◆ **Directions**
Leave out all pictures and give back precisely the lines from the line with "Rebuild this chart" to the line with "22.64, 22.78, 22.99];", including those two lines.

◆ **Dataset**
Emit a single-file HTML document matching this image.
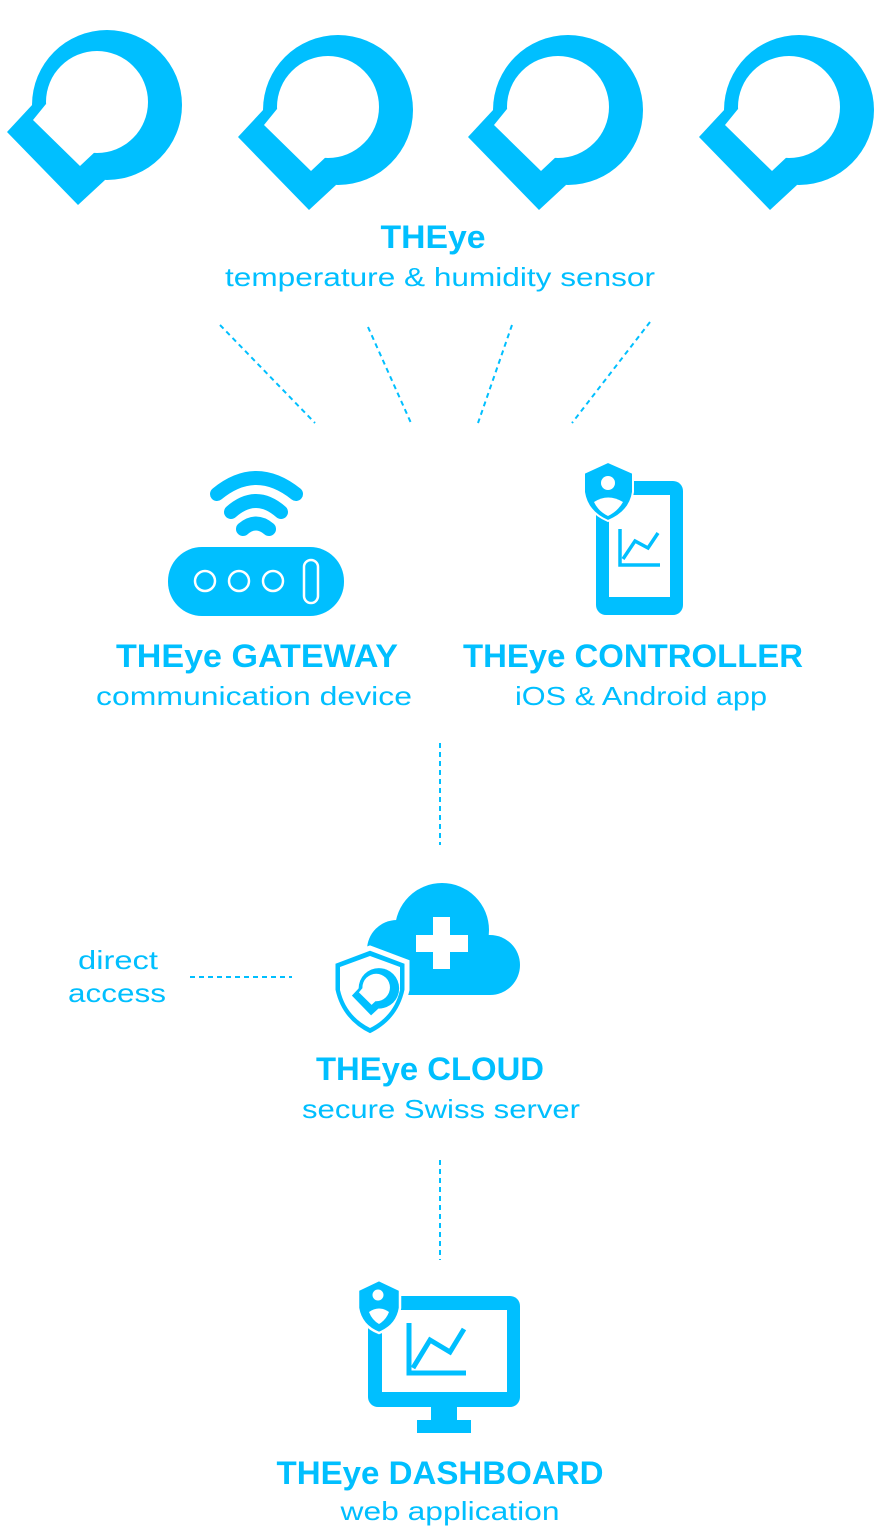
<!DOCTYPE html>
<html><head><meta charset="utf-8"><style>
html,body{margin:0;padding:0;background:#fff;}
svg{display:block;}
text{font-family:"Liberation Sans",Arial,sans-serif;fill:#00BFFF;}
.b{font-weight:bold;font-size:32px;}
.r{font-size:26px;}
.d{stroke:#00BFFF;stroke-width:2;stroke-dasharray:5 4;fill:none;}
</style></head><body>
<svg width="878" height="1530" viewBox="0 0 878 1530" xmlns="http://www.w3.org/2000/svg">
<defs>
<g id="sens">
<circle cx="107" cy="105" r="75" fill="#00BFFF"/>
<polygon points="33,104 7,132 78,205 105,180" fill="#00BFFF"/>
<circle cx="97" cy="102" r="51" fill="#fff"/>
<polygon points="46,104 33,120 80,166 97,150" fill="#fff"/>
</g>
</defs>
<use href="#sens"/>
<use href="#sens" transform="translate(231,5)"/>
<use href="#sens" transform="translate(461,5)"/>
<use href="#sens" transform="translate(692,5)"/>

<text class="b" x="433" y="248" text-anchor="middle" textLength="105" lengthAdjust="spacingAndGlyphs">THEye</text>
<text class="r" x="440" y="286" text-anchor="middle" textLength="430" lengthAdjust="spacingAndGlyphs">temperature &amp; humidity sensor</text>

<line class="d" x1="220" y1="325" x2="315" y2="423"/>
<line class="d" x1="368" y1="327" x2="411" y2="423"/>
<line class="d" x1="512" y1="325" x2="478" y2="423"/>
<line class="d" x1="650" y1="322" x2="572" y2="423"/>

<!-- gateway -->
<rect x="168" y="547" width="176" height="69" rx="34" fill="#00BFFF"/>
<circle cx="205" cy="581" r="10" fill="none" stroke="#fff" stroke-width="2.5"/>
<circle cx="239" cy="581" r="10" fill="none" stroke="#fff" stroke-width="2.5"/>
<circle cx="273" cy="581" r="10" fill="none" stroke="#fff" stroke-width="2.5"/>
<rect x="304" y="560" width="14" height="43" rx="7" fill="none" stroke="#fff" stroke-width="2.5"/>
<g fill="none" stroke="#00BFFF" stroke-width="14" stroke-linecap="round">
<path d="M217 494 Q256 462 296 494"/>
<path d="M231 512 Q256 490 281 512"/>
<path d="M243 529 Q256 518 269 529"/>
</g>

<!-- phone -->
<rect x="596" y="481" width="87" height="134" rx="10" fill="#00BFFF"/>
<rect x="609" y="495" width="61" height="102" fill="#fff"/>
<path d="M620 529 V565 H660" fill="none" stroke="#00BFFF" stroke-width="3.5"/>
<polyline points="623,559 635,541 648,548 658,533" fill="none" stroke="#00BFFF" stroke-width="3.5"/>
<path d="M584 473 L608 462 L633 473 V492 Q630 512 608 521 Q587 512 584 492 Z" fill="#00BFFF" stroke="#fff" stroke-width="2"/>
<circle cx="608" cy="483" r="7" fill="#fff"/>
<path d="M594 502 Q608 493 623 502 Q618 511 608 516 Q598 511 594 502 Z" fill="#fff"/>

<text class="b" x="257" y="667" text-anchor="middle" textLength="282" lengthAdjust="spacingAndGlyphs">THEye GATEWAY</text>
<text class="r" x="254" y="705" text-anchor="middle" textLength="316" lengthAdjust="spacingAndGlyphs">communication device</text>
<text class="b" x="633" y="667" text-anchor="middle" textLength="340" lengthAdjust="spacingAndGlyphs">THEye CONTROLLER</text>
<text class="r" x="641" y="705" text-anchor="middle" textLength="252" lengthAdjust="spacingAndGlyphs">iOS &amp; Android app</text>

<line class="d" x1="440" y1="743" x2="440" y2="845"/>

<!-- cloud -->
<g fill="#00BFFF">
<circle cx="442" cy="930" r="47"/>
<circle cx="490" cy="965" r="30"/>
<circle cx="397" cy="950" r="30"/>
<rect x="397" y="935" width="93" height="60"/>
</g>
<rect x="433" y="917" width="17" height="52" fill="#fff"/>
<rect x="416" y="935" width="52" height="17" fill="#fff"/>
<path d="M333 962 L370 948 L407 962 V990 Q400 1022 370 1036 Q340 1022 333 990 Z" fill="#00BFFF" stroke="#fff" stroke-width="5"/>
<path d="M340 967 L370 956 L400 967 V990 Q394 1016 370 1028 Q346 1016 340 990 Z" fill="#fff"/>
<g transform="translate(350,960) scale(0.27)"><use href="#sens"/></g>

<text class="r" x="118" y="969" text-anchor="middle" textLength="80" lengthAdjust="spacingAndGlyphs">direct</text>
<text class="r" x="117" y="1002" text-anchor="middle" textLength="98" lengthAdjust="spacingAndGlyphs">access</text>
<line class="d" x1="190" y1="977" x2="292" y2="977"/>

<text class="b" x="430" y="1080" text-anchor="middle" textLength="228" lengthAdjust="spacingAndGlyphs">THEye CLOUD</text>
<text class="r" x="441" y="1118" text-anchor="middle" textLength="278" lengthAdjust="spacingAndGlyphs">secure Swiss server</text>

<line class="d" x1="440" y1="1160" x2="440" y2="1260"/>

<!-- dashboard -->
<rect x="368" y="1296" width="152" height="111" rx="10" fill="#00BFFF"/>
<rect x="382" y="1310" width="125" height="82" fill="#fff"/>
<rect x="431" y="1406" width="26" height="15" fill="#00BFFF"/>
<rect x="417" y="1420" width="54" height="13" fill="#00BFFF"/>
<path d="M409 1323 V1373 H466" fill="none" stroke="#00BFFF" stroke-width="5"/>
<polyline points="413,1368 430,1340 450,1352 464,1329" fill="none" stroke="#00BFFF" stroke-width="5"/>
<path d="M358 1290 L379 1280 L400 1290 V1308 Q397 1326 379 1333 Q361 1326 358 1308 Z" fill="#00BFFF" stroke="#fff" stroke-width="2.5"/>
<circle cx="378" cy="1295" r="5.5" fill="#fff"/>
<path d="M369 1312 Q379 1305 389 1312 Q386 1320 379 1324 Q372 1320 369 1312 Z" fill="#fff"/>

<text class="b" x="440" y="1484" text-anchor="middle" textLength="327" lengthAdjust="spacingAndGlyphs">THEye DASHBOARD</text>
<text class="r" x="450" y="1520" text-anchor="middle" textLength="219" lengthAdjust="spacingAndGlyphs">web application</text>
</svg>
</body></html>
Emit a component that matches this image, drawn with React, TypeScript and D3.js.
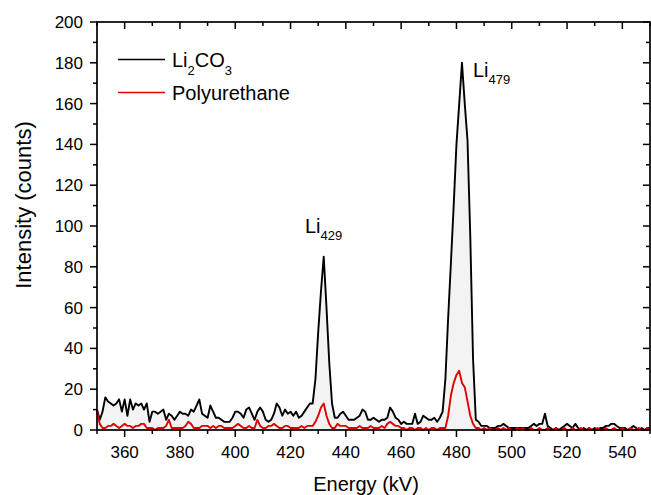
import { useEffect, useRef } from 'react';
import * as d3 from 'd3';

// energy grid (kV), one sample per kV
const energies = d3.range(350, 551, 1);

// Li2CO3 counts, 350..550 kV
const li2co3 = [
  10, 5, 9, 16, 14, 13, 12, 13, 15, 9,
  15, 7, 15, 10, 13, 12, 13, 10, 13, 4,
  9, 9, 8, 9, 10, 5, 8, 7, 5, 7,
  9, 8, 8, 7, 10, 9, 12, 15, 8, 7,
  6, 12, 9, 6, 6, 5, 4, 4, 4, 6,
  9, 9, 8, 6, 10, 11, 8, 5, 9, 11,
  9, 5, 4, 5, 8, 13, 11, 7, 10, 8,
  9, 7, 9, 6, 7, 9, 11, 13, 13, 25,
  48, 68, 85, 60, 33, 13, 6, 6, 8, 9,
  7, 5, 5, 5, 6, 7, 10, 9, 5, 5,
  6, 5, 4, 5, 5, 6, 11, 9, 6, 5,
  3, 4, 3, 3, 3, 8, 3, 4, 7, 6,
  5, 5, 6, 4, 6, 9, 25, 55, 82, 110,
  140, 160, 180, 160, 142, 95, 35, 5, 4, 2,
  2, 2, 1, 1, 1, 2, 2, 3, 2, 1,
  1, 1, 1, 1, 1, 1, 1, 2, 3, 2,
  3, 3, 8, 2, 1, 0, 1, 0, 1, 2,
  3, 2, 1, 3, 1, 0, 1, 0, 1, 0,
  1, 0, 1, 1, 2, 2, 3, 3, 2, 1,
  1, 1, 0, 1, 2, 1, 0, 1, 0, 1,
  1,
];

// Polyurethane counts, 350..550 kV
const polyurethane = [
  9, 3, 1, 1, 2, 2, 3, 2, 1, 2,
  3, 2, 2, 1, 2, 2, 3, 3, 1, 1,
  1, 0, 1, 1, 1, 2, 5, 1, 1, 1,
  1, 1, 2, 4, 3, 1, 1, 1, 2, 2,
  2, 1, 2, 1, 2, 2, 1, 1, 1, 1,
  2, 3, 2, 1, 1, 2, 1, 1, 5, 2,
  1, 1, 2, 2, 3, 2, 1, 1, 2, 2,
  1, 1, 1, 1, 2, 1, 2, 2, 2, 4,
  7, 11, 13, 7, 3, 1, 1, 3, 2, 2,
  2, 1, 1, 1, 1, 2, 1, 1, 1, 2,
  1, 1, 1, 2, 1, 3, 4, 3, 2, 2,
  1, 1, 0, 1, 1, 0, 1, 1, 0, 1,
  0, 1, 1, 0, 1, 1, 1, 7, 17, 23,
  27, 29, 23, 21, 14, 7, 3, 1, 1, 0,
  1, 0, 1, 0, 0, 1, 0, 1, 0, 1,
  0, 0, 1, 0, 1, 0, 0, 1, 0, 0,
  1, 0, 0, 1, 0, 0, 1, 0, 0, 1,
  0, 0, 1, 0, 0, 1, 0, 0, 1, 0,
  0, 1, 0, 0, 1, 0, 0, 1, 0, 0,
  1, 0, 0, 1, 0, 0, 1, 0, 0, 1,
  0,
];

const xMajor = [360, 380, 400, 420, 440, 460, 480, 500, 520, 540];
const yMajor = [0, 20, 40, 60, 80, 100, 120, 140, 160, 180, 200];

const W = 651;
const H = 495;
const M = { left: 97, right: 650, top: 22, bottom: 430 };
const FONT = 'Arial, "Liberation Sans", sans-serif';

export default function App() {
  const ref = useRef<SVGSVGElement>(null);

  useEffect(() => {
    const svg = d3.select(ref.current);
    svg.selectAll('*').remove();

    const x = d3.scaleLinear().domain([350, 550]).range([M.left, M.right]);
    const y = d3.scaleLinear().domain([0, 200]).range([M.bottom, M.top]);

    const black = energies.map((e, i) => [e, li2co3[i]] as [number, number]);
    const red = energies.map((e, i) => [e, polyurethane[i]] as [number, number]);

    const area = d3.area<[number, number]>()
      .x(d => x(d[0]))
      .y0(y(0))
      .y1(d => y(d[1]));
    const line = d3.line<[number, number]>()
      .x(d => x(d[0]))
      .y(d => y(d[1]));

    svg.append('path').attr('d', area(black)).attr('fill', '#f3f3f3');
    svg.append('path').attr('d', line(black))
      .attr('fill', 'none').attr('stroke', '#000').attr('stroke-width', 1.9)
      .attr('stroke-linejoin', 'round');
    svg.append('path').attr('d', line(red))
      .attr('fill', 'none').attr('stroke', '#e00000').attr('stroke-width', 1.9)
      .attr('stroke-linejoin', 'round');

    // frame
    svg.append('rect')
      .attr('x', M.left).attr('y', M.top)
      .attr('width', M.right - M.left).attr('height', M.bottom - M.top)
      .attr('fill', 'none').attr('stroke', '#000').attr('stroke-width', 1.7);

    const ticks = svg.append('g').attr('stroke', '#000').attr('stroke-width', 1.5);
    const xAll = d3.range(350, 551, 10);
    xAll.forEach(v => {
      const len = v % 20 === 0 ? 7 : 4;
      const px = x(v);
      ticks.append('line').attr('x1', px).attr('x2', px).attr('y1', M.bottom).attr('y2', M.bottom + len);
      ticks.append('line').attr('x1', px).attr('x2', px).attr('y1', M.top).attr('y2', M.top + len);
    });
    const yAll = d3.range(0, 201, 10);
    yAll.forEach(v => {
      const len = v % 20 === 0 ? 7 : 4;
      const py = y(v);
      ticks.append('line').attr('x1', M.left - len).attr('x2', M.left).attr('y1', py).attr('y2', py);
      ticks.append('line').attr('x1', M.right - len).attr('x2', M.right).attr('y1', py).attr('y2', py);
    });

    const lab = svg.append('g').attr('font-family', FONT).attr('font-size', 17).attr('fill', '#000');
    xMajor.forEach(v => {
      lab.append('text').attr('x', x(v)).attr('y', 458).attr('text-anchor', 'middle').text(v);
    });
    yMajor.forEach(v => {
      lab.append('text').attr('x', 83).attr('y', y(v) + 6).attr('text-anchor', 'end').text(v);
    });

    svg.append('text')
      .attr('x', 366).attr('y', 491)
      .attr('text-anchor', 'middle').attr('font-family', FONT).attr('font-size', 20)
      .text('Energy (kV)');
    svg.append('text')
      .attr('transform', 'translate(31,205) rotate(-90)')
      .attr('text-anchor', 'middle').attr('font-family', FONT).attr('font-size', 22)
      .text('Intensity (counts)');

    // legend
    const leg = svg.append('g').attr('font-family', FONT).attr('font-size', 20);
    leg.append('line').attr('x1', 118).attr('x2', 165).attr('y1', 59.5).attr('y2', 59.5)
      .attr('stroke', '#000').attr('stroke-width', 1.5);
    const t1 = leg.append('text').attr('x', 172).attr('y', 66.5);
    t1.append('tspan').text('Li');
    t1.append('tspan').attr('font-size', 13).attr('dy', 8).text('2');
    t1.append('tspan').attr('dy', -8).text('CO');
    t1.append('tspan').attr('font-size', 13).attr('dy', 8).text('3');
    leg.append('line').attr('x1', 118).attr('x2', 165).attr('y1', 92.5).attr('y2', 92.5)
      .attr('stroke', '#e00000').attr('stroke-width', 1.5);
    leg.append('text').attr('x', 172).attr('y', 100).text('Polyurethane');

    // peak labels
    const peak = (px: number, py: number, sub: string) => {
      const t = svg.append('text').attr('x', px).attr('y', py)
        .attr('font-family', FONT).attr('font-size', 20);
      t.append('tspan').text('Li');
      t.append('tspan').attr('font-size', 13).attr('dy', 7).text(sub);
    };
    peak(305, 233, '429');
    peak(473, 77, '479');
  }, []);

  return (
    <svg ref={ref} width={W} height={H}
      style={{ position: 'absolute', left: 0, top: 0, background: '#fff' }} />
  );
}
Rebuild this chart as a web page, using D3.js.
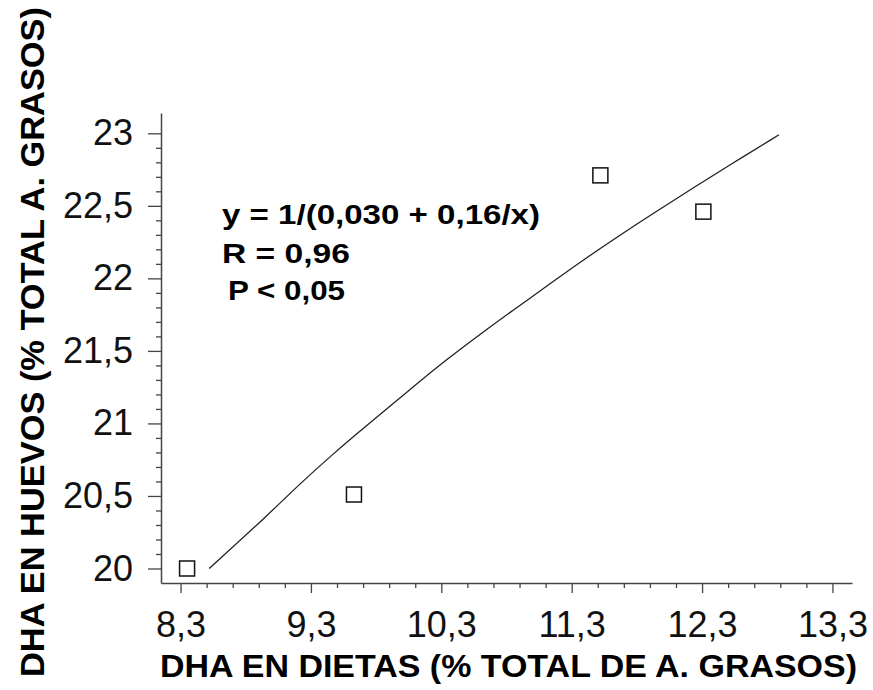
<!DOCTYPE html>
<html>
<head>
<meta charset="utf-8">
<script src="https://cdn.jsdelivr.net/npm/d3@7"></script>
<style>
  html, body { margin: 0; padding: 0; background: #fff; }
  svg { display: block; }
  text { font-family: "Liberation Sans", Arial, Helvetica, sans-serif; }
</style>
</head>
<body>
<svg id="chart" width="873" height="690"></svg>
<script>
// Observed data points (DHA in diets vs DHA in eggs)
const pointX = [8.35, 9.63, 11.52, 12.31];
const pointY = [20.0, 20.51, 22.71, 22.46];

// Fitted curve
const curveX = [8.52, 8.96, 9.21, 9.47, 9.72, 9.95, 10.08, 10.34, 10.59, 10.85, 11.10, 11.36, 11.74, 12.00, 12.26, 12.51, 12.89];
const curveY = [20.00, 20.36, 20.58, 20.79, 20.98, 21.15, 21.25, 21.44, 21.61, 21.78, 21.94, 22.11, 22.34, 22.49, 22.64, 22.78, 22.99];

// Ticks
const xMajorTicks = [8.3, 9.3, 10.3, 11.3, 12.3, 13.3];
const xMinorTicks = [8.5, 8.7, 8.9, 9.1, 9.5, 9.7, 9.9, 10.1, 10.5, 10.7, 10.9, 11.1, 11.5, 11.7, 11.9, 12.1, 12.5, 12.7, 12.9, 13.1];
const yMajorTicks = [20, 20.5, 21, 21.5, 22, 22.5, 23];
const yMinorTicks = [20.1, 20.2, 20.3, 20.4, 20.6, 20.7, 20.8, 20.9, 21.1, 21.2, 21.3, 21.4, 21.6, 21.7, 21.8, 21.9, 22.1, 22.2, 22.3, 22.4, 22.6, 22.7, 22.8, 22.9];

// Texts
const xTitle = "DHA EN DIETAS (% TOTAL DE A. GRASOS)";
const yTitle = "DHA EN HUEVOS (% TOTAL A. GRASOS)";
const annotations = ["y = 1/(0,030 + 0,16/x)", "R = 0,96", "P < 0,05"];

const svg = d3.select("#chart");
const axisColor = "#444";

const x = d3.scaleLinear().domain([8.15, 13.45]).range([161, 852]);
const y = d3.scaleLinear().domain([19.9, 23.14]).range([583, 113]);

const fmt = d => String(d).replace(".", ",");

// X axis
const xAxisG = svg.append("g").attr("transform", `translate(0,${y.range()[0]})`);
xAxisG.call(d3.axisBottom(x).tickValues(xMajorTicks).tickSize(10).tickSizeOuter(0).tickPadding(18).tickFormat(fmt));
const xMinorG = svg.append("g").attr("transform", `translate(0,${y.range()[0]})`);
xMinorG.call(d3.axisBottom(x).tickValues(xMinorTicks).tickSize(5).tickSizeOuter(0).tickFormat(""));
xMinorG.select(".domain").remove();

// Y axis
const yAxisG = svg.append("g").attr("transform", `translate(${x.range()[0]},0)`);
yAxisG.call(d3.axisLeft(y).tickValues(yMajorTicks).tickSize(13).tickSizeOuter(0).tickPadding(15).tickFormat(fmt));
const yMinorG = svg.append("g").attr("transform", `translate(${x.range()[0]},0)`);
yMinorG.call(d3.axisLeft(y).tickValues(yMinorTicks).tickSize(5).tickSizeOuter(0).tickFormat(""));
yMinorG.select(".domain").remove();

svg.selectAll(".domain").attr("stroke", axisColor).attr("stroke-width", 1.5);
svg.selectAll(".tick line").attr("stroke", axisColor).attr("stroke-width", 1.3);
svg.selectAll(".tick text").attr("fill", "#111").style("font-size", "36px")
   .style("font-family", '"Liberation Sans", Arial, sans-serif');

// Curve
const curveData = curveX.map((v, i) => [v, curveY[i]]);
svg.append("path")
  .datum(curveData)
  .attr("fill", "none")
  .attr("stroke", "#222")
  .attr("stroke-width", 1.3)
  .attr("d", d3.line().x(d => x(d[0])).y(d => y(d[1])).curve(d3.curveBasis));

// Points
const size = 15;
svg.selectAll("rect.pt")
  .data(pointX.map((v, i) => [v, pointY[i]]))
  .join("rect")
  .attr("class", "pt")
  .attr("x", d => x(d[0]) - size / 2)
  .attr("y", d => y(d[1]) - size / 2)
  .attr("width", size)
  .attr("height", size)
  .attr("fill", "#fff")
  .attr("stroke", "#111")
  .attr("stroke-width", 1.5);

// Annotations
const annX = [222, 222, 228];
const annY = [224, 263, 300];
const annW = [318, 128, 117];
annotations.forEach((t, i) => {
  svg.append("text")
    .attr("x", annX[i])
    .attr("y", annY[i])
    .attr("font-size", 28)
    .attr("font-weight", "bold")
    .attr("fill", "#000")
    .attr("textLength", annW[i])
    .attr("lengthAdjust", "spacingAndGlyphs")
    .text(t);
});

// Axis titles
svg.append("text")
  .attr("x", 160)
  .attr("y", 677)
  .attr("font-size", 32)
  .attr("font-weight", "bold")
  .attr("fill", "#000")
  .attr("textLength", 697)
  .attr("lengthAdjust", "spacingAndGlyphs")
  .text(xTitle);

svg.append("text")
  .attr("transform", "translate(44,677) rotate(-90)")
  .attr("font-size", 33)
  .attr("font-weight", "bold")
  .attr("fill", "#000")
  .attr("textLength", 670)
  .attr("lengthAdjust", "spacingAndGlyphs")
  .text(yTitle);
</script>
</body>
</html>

◆ **Solution for this exercise**
Rebuild this chart as a web page, using D3.js.
<!DOCTYPE html>
<html>
<head>
<meta charset="utf-8">
<script src="https://cdn.jsdelivr.net/npm/d3@7"></script>
<style>
  html, body { margin: 0; padding: 0; background: #fff; }
  svg { display: block; }
  text { font-family: "Liberation Sans", Arial, Helvetica, sans-serif; }
</style>
</head>
<body>
<svg id="chart" width="873" height="690"></svg>
<script>
// Observed data points (DHA in diets vs DHA in eggs)
const pointX = [8.35, 9.63, 11.52, 12.31];
const pointY = [20.0, 20.51, 22.71, 22.46];

// Fitted curve
const curveX = [8.52, 8.96, 9.21, 9.47, 9.72, 9.95, 10.08, 10.34, 10.59, 10.85, 11.10, 11.36, 11.74, 12.00, 12.26, 12.51, 12.89];
const curveY = [20.00, 20.36, 20.58, 20.79, 20.98, 21.15, 21.25, 21.44, 21.61, 21.78, 21.94, 22.11, 22.34, 22.49, 22.64, 22.78, 22.99];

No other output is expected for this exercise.